-- Start Dataset entries --
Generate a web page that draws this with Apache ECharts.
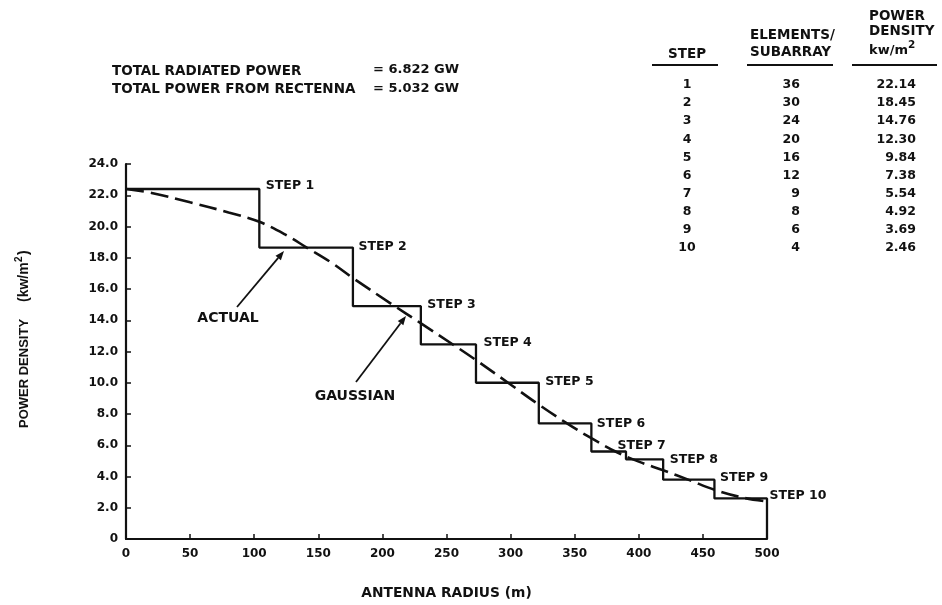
-- End Dataset entries --
-- Start Dataset entries --
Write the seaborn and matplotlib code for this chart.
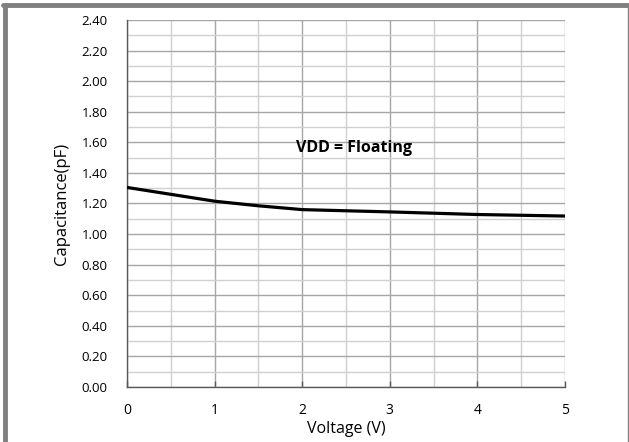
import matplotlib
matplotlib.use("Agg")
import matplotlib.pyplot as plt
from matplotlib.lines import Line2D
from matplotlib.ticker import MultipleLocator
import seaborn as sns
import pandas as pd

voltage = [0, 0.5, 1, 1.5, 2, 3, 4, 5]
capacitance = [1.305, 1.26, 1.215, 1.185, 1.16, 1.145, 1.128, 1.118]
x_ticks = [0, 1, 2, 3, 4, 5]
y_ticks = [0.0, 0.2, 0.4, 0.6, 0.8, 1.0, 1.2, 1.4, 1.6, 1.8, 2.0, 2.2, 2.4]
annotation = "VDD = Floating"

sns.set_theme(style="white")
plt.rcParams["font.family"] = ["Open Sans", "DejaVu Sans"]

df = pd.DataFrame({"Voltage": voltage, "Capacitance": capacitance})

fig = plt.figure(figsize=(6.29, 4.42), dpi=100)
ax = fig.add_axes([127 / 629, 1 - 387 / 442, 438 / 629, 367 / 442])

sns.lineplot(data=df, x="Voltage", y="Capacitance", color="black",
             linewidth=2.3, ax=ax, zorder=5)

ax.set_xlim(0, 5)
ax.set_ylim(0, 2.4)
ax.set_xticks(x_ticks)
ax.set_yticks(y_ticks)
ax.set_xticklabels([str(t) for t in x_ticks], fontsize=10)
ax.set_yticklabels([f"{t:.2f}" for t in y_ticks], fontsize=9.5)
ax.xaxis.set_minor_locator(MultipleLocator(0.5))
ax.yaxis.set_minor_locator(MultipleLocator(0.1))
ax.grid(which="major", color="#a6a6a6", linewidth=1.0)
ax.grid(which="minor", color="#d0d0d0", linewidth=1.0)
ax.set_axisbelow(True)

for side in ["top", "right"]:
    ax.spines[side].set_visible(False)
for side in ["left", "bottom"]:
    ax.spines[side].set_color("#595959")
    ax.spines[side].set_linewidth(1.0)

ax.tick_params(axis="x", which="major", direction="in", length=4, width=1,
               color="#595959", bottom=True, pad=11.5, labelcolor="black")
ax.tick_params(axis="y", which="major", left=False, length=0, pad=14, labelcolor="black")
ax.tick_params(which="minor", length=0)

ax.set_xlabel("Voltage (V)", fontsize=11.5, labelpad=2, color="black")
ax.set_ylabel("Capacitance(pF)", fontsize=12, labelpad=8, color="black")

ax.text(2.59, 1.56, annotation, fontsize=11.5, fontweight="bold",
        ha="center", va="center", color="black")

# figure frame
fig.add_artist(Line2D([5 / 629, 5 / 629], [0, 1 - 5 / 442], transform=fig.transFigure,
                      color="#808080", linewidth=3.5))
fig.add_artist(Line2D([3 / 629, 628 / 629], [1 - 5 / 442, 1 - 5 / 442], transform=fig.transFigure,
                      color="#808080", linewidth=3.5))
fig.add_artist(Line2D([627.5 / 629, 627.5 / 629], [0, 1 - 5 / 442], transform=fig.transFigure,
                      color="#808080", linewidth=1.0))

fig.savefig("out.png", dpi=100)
-- End Dataset entries --
-- Start Dataset entries --
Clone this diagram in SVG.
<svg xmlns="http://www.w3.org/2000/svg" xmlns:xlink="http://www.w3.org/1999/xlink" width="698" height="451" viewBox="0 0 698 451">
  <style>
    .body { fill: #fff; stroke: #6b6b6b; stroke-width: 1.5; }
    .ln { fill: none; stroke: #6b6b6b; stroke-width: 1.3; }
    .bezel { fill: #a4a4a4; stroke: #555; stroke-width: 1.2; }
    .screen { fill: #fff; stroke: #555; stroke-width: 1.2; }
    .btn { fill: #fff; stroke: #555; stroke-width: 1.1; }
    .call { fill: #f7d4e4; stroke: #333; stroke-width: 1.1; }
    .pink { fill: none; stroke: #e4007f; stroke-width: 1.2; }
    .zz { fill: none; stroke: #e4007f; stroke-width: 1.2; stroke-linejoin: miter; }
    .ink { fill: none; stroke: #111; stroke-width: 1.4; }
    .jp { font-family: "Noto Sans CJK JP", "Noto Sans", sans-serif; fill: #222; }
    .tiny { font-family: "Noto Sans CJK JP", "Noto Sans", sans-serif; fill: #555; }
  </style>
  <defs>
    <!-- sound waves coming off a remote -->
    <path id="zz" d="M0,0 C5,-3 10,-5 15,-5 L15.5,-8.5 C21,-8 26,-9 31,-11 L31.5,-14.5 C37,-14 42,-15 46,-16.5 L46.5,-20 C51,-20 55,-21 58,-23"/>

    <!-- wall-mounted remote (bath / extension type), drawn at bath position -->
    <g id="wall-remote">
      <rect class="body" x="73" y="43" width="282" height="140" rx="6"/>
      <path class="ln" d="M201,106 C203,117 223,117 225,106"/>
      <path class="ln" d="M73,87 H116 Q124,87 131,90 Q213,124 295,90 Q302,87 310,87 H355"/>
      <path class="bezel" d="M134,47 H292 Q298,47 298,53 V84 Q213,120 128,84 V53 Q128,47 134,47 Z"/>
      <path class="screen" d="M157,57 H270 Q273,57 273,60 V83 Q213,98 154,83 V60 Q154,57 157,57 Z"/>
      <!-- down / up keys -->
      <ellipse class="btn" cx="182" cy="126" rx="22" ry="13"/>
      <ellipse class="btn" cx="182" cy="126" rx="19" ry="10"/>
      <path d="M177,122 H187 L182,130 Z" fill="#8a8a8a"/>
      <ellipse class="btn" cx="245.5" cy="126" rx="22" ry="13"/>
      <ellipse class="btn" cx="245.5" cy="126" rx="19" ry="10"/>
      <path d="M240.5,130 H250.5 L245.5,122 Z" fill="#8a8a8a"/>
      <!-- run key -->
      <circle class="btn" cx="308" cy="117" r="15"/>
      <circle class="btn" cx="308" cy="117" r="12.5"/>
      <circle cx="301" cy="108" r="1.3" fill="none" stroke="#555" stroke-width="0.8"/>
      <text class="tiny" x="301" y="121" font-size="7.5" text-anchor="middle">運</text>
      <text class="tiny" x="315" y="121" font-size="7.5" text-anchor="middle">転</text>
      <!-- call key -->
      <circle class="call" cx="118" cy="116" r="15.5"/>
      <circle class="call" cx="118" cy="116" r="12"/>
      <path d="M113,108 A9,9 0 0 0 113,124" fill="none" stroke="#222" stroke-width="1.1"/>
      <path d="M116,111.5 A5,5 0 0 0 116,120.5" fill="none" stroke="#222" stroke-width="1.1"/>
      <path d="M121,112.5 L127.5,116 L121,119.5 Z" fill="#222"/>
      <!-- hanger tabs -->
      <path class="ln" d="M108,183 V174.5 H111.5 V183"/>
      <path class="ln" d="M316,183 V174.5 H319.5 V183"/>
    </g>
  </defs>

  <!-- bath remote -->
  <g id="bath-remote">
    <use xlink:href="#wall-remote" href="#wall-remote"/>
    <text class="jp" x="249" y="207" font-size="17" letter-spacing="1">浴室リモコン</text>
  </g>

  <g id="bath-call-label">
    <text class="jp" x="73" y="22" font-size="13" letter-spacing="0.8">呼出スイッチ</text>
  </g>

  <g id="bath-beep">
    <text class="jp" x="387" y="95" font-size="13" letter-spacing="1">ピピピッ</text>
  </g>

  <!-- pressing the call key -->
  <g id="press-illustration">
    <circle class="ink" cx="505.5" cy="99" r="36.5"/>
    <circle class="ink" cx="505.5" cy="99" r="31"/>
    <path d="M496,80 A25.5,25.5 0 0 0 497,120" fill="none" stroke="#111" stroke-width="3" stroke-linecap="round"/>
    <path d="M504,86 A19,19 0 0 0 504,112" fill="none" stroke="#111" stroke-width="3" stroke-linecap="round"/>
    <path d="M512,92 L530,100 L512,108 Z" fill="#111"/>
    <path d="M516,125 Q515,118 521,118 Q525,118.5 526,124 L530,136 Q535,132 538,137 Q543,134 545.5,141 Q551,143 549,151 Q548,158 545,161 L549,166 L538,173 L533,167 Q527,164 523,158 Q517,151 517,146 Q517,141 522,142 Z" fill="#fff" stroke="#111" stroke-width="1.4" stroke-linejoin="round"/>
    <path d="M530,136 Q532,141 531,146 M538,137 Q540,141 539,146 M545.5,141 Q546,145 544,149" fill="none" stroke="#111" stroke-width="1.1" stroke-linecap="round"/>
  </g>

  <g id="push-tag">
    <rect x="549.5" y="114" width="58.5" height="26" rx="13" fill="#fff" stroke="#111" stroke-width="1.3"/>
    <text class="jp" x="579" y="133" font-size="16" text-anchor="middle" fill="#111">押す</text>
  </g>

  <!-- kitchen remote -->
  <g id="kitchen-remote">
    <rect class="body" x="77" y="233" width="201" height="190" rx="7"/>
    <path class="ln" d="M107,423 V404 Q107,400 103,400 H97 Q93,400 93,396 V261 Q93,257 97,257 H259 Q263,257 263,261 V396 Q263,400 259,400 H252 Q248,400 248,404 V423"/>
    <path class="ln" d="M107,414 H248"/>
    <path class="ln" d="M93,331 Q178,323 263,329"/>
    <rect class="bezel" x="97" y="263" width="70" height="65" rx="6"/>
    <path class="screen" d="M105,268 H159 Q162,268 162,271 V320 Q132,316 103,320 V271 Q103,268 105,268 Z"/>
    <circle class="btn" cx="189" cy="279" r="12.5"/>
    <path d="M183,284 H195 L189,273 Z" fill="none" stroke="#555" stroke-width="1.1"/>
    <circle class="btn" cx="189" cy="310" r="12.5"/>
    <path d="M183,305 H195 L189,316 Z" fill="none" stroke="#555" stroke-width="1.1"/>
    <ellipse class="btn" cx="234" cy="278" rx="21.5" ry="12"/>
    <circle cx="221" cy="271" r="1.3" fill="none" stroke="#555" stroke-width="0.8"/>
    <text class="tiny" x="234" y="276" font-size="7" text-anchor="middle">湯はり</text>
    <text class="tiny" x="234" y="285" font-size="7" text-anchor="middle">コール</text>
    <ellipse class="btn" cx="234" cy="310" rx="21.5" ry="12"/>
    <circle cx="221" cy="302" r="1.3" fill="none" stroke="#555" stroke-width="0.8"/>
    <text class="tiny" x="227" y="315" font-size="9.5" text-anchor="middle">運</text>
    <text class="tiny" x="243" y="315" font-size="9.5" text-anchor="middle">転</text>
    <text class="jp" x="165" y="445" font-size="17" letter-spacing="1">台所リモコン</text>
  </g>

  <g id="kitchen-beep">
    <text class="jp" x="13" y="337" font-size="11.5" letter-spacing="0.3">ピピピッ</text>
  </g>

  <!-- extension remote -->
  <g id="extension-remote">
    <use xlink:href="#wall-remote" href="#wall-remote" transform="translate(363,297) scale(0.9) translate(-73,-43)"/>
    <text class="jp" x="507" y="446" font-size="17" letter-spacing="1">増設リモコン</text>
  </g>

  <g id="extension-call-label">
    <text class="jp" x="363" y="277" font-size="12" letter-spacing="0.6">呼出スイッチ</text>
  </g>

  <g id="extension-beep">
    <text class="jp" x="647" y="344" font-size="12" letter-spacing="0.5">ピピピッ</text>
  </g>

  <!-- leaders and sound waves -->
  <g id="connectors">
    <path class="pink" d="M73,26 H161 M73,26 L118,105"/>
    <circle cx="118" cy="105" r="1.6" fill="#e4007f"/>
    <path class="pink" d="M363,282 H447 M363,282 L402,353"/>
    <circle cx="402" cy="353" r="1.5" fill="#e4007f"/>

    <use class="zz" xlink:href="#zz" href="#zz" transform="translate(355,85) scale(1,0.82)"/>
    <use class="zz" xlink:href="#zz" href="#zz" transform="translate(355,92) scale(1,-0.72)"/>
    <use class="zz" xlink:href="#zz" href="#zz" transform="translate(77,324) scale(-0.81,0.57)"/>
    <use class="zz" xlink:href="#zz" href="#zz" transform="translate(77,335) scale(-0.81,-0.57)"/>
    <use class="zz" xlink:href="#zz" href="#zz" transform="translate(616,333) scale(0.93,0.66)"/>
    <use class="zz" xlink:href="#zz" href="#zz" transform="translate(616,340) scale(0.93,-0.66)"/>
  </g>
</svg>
-- End Dataset entries --
**Written task:**
Do not copy any pictures. Retype exactly the stretch from the line with "Write the seaborn" through the line with "ax.spines[side].set_linewidth(1.0)".

**Exercise solution:**
Write the seaborn and matplotlib code for this chart.
import matplotlib
matplotlib.use("Agg")
import matplotlib.pyplot as plt
from matplotlib.lines import Line2D
from matplotlib.ticker import MultipleLocator
import seaborn as sns
import pandas as pd

voltage = [0, 0.5, 1, 1.5, 2, 3, 4, 5]
capacitance = [1.305, 1.26, 1.215, 1.185, 1.16, 1.145, 1.128, 1.118]
x_ticks = [0, 1, 2, 3, 4, 5]
y_ticks = [0.0, 0.2, 0.4, 0.6, 0.8, 1.0, 1.2, 1.4, 1.6, 1.8, 2.0, 2.2, 2.4]
annotation = "VDD = Floating"

sns.set_theme(style="white")
plt.rcParams["font.family"] = ["Open Sans", "DejaVu Sans"]

df = pd.DataFrame({"Voltage": voltage, "Capacitance": capacitance})

fig = plt.figure(figsize=(6.29, 4.42), dpi=100)
ax = fig.add_axes([127 / 629, 1 - 387 / 442, 438 / 629, 367 / 442])

sns.lineplot(data=df, x="Voltage", y="Capacitance", color="black",
             linewidth=2.3, ax=ax, zorder=5)

ax.set_xlim(0, 5)
ax.set_ylim(0, 2.4)
ax.set_xticks(x_ticks)
ax.set_yticks(y_ticks)
ax.set_xticklabels([str(t) for t in x_ticks], fontsize=10)
ax.set_yticklabels([f"{t:.2f}" for t in y_ticks], fontsize=9.5)
ax.xaxis.set_minor_locator(MultipleLocator(0.5))
ax.yaxis.set_minor_locator(MultipleLocator(0.1))
ax.grid(which="major", color="#a6a6a6", linewidth=1.0)
ax.grid(which="minor", color="#d0d0d0", linewidth=1.0)
ax.set_axisbelow(True)

for side in ["top", "right"]:
    ax.spines[side].set_visible(False)
for side in ["left", "bottom"]:
    ax.spines[side].set_color("#595959")
    ax.spines[side].set_linewidth(1.0)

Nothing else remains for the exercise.